- _Task requirements_: How many lines of these entries hold the string "this"? Reply with the number alone.

- _Dataset entries_:
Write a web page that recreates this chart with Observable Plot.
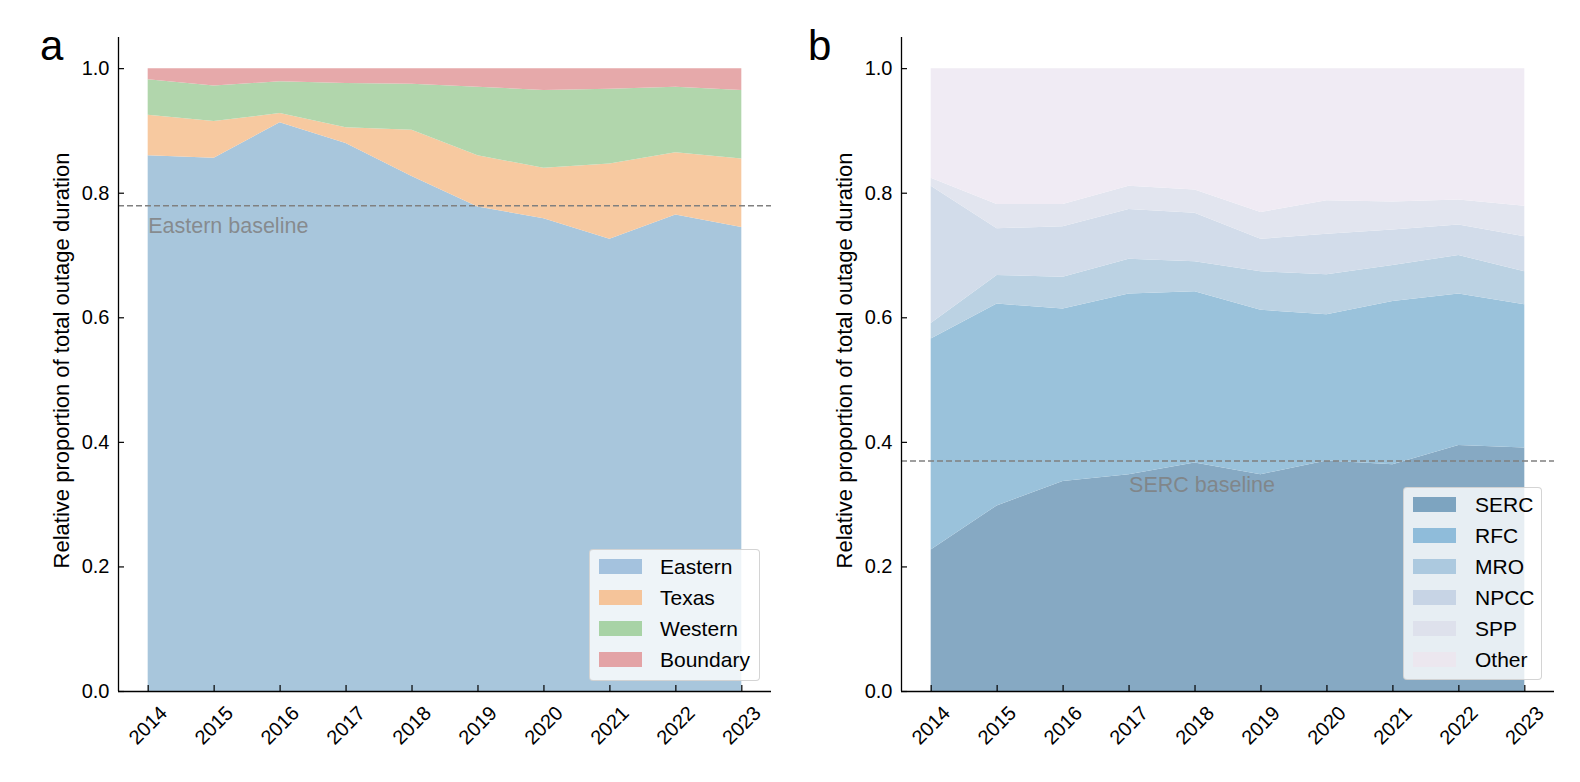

---

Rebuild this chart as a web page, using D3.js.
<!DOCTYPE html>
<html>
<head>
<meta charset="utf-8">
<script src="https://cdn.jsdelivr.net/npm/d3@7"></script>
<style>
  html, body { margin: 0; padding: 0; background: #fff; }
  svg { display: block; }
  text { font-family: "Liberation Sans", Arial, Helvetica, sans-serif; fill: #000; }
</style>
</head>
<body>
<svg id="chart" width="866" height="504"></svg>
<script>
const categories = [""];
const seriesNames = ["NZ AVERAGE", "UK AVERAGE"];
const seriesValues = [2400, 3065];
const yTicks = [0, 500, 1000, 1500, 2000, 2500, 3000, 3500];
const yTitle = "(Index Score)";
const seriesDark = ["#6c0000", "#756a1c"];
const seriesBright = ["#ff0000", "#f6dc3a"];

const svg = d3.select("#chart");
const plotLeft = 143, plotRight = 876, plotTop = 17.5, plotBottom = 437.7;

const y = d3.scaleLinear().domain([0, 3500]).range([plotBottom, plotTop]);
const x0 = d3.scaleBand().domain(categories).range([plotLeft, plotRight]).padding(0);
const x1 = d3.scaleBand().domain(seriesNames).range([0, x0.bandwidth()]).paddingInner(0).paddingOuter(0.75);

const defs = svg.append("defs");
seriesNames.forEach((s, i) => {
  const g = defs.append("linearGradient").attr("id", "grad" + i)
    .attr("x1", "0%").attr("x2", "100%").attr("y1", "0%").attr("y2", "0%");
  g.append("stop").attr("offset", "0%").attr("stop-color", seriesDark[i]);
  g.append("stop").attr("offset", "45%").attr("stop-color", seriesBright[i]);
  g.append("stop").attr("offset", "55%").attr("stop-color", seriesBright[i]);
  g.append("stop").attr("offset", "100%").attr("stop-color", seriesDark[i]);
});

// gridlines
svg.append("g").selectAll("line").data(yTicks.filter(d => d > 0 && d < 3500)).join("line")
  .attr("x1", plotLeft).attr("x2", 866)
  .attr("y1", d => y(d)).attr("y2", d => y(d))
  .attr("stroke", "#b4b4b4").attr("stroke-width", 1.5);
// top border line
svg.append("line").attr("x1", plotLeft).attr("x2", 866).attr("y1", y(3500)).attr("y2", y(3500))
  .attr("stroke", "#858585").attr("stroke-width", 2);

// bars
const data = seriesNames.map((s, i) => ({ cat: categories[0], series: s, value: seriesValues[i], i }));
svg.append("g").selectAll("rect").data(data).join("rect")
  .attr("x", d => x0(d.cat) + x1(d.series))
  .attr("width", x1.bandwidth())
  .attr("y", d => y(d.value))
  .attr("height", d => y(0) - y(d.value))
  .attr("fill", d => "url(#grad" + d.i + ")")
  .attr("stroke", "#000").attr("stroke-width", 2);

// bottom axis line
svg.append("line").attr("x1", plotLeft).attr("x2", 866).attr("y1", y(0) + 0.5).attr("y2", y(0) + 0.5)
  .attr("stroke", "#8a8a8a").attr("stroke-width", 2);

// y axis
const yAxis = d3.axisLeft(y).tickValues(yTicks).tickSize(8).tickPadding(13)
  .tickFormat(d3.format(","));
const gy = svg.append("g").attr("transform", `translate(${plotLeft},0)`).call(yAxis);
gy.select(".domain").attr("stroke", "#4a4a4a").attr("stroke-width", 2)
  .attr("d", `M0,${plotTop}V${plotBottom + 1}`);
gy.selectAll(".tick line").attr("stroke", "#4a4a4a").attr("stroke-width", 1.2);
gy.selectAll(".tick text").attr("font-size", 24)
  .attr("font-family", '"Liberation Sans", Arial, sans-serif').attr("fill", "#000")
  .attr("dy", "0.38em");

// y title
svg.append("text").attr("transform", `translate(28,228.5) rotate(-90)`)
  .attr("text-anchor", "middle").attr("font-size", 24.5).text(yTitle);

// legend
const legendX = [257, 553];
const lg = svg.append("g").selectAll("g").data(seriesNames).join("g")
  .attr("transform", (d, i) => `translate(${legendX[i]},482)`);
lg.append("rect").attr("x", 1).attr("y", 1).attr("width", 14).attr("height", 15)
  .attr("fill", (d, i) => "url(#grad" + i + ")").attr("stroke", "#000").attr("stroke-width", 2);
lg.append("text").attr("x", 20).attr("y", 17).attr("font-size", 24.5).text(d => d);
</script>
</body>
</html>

- _Problem solution_: 2